Buyers who want simpler on-water access without navigating the shoreline use permit process themselves have three established marina options on Cheatham Lake: Rock Harbor Marina, the Commodore Yacht Club, and Harpeth Shoals Marina, which offers 142 covered slips in a protected cove near the Braxton Condominiums in Ashland City. Any of the three is a reasonable way to test out life on the lake before committing to the permit transfer process that comes with owning a private dock. This is a particularly useful option for a buyer who is relocating to the Nashville area and is not yet certain which specific stretch of shoreline — Davidson, Cheatham, or Dickson County — best fits their commute and budget, since a marina slip is not tied to a specific piece of real estate the way a private dock permit is.

Sixteen free public boat access points, maintained by the Nashville District, are also available along the lake, which is a meaningfully higher number of no-cost access points than many comparably sized Tennessee reservoirs offer. For a buyer who wants proximity to the lake without the ongoing responsibility of a private dock and its associated permit at all, a property within a short drive of one of these access points is a legitimate alternative worth considering, particularly on the Cheatham and Dickson County stretches where public access points are more numerous than on the more built-out Davidson County shoreline.
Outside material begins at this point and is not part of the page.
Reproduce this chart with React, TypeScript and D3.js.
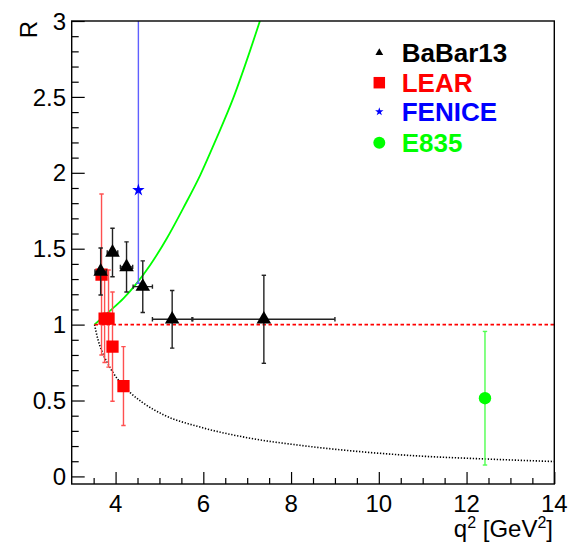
import { useRef, useEffect } from "react";
import * as d3 from "d3";

// BaBar13 (black triangles)
const babarQ = [3.66, 3.93, 4.25, 4.62, 5.29, 7.38];
const babarR = [1.35, 1.475, 1.38, 1.25, 1.035, 1.035];
const babarQErr = [0.13, 0.12, 0.14, 0.22, 0.45, 1.62];
const babarRErr = [0.155, 0.16, 0.165, 0.17, 0.19, 0.29];

// LEAR (red squares)
const learQ = [3.68, 3.75, 3.84, 3.93, 4.18];
const learR = [1.33, 1.04, 1.04, 0.855, 0.595];
const learRErr = [0.53, 0.29, 0.32, 0.36, 0.26];

// FENICE (blue star), upper error runs off the top
const feniceQ = [4.52];
const feniceR = [1.886];
const feniceErrLow = [0.614];
const feniceErrHigh = [1.5];

// E835 (green circle)
const e835Q = [12.42];
const e835R = [0.515];
const e835RErr = [0.44];

// curves
const greenQ = [3.52, 3.87, 4.18, 4.48, 4.79, 5.17, 5.54, 5.93, 6.3, 6.68, 7.06, 7.29];
const greenR = [1.0, 1.09, 1.173, 1.272, 1.393, 1.569, 1.766, 1.985, 2.227, 2.49, 2.8, 3.0];
const dotQ = [3.52, 3.6, 3.68, 3.8, 3.95, 4.15, 4.34, 4.6, 5.1, 5.93, 7.0, 8.2, 9.5, 10.94, 12.42, 14];
const dotR = [1.0, 0.9, 0.83, 0.755, 0.68, 0.605, 0.55, 0.49, 0.405, 0.325, 0.255, 0.205, 0.165, 0.134, 0.115, 0.098];
const unityQ = [3.52, 14];
const unityR = [1, 1];

const xMajor = [4, 6, 8, 10, 12, 14];
const yMajor = [0, 0.5, 1, 1.5, 2, 2.5, 3];

const legendLabels = ["BaBar13", "LEAR", "FENICE", "E835"];
const legendColors = ["#000000", "#ff0000", "#0000ff", "#00ff00"];

const W = 571;
const H = 545;
const FONT = "'Liberation Sans', Arial, Helvetica, sans-serif";

export default function App() {
    const svgRef = useRef<SVGSVGElement | null>(null);

    useEffect(() => {
        if (!svgRef.current) return;
        const svg = d3.select(svgRef.current);
        svg.selectAll("*").remove();

        const x = d3.scaleLinear().domain([3, 14]).range([71.7, 554.3]);
        const y = d3.scaleLinear().domain([-0.05, 3]).range([484, 21]);
        const [x0, x1] = x.range();
        const [y0, y1] = y.range();

        svg.append("defs")
            .append("clipPath")
            .attr("id", "plot-clip")
            .append("rect")
            .attr("x", x0)
            .attr("y", y1)
            .attr("width", x1 - x0)
            .attr("height", y0 - y1);

        const plot = svg.append("g").attr("clip-path", "url(#plot-clip)");

        // dotted black curve
        plot.append("path")
            .attr("d", d3.line<number>().x(d => x(d)).y((_, i) => y(dotR[i])).curve(d3.curveMonotoneX)(dotQ)!)
            .attr("fill", "none")
            .attr("stroke", "#000")
            .attr("stroke-width", 1.6)
            .attr("stroke-dasharray", "1.3,1.7");

        // green curve
        plot.append("path")
            .attr("d", d3.line<number>().x(d => x(d)).y((_, i) => y(greenR[i])).curve(d3.curveMonotoneX)(greenQ)!)
            .attr("fill", "none")
            .attr("stroke", "#00ff00")
            .attr("stroke-width", 1.8);

        // red dashed line at R = 1
        plot.append("path")
            .attr("d", d3.line<number>().x(d => x(d)).y((_, i) => y(unityR[i]))(unityQ)!)
            .attr("fill", "none")
            .attr("stroke", "#ff0000")
            .attr("stroke-width", 1.8)
            .attr("stroke-dasharray", "3.5,2.5");

        const cap = 2.2;
        const vErr = (g: any, q: number, lo: number, hi: number, color: string) => {
            g.append("line").attr("x1", x(q)).attr("x2", x(q)).attr("y1", y(lo)).attr("y2", y(hi))
                .attr("stroke", color).attr("stroke-width", 1.4);
            [lo, hi].forEach(v => {
                g.append("line").attr("x1", x(q) - cap).attr("x2", x(q) + cap).attr("y1", y(v)).attr("y2", y(v))
                    .attr("stroke", color).attr("stroke-width", 1.4);
            });
        };
        const hErr = (g: any, lo: number, hi: number, r: number, color: string) => {
            g.append("line").attr("x1", x(lo)).attr("x2", x(hi)).attr("y1", y(r)).attr("y2", y(r))
                .attr("stroke", color).attr("stroke-width", 1.4);
            [lo, hi].forEach(v => {
                g.append("line").attr("x1", x(v)).attr("x2", x(v)).attr("y1", y(r) - cap).attr("y2", y(r) + cap)
                    .attr("stroke", color).attr("stroke-width", 1.4);
            });
        };

        // LEAR
        const gLear = plot.append("g");
        learQ.forEach((q, i) => vErr(gLear, q, learR[i] - learRErr[i], learR[i] + learRErr[i], "#ff5050"));
        learQ.forEach((q, i) => {
            gLear.append("path")
                .attr("d", d3.symbol(d3.symbolSquare, 150)()!)
                .attr("transform", `translate(${x(q)},${y(learR[i])})`)
                .attr("fill", "#ff0000");
        });

        // FENICE
        const gFen = plot.append("g");
        feniceQ.forEach((q, i) => vErr(gFen, q, feniceR[i] - feniceErrLow[i], feniceR[i] + feniceErrHigh[i], "#6060ff"));
        feniceQ.forEach((q, i) => {
            gFen.append("path")
                .attr("d", d3.symbol(d3.symbolStar, 48)()!)
                .attr("transform", `translate(${x(q)},${y(feniceR[i])})`)
                .attr("fill", "#0000ff");
        });

        // E835
        const gE = plot.append("g");
        e835Q.forEach((q, i) => vErr(gE, q, e835R[i] - e835RErr[i], e835R[i] + e835RErr[i], "#50ff50"));
        e835Q.forEach((q, i) => {
            gE.append("circle").attr("cx", x(q)).attr("cy", y(e835R[i])).attr("r", 6.2).attr("fill", "#00ff00");
        });

        // BaBar13
        const gB = plot.append("g");
        babarQ.forEach((q, i) => {
            vErr(gB, q, babarR[i] - babarRErr[i], babarR[i] + babarRErr[i], "#222");
            hErr(gB, q - babarQErr[i], q + babarQErr[i], babarR[i], "#222");
        });
        babarQ.forEach((q, i) => {
            gB.append("path")
                .attr("d", d3.symbol(d3.symbolTriangle, 92)()!)
                .attr("transform", `translate(${x(q)},${y(babarR[i])})`)
                .attr("fill", "#000");
        });

        // axes (ticks point inward)
        const xMinor = d3.range(3.5, 14, 0.5).filter(v => !xMajor.includes(v));
        const yMinor = d3.range(0.1, 3, 0.1).map(v => +v.toFixed(1)).filter(v => !yMajor.includes(v));

        const ax = svg.append("g").attr("transform", `translate(0,${y0})`);
        ax.call(d3.axisBottom(x).tickValues(xMajor).tickSize(-12).tickFormat(() => ""));
        ax.append("g").call(d3.axisBottom(x).tickValues(xMinor).tickSize(-6).tickFormat(() => ""));
        ax.selectAll(".domain").remove();

        const ay = svg.append("g").attr("transform", `translate(${x0},0)`);
        ay.call(d3.axisLeft(y).tickValues(yMajor).tickSize(-13).tickFormat(() => ""));
        ay.append("g").call(d3.axisLeft(y).tickValues(yMinor).tickSize(-7).tickFormat(() => ""));
        ay.selectAll(".domain").remove();
        svg.selectAll(".tick line").attr("stroke", "#000").attr("stroke-width", 1.2);

        // frame
        svg.append("rect")
            .attr("x", x0).attr("y", y1).attr("width", x1 - x0).attr("height", y0 - y1)
            .attr("fill", "none").attr("stroke", "#000").attr("stroke-width", 1.4);

        // tick labels
        svg.append("g").selectAll("text").data(xMajor).join("text")
            .attr("x", d => x(d)).attr("y", 512)
            .attr("text-anchor", "middle")
            .attr("font-family", FONT).attr("font-size", 24)
            .text(d => d);
        svg.append("g").selectAll("text").data(yMajor).join("text")
            .attr("x", 66).attr("y", d => y(d))
            .attr("dy", "0.36em")
            .attr("text-anchor", "end")
            .attr("font-family", FONT).attr("font-size", 24)
            .text(d => d);

        // axis titles
        const xt = svg.append("text")
            .attr("x", 553).attr("y", 537)
            .attr("text-anchor", "end")
            .attr("font-family", FONT).attr("font-size", 24);
        xt.append("tspan").text("q");
        xt.append("tspan").attr("dy", -9).attr("font-size", 16).text("2");
        xt.append("tspan").attr("dy", 9).text(" [GeV");
        xt.append("tspan").attr("dy", -9).attr("font-size", 16).text("2");
        xt.append("tspan").attr("dy", 9).text("]");

        svg.append("text")
            .attr("transform", "translate(37,21) rotate(-90)")
            .attr("text-anchor", "end")
            .attr("font-family", FONT).attr("font-size", 24)
            .text("R");

        // legend
        const lg = svg.append("g");
        const rowY = [52.7, 82.7, 111.7, 142.7];
        const legendSymbols = [
            d3.symbol(d3.symbolTriangle, 26)(),
            d3.symbol(d3.symbolSquare, 132)(),
            d3.symbol(d3.symbolStar, 22)(),
            null,
        ];
        legendLabels.forEach((label, i) => {
            if (legendSymbols[i]) {
                lg.append("path").attr("d", legendSymbols[i]!)
                    .attr("transform", `translate(379.3,${rowY[i]})`)
                    .attr("fill", legendColors[i]);
            } else {
                lg.append("circle").attr("cx", 379.3).attr("cy", rowY[i]).attr("r", 6).attr("fill", legendColors[i]);
            }
            lg.append("text")
                .attr("x", 401.7).attr("y", rowY[i] + 9)
                .attr("font-family", FONT).attr("font-size", 26).attr("font-weight", "bold")
                .attr("fill", legendColors[i])
                .text(label);
        });
    }, []);

    return (
        <svg
            ref={svgRef}
            width={W}
            height={H}
            style={{ position: "absolute", left: 0, top: 0, background: "#fff" }}
        />
    );
}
Confirming Permit Status Before You Offer

Because the shoreline use permit is issued to a specific individual rather than attached to a deed, the cleanest way to confirm a dock's standing before writing an offer is to ask the seller directly for the permit number and to independently verify its status with the Nashville District resource manager's office rather than relying solely on a listing agent's description of “an existing dock.” This single verification step is the most common gap between what a Cheatham Lake listing implies and what a buyer actually receives at closing, and it costs nothing but a phone call to close.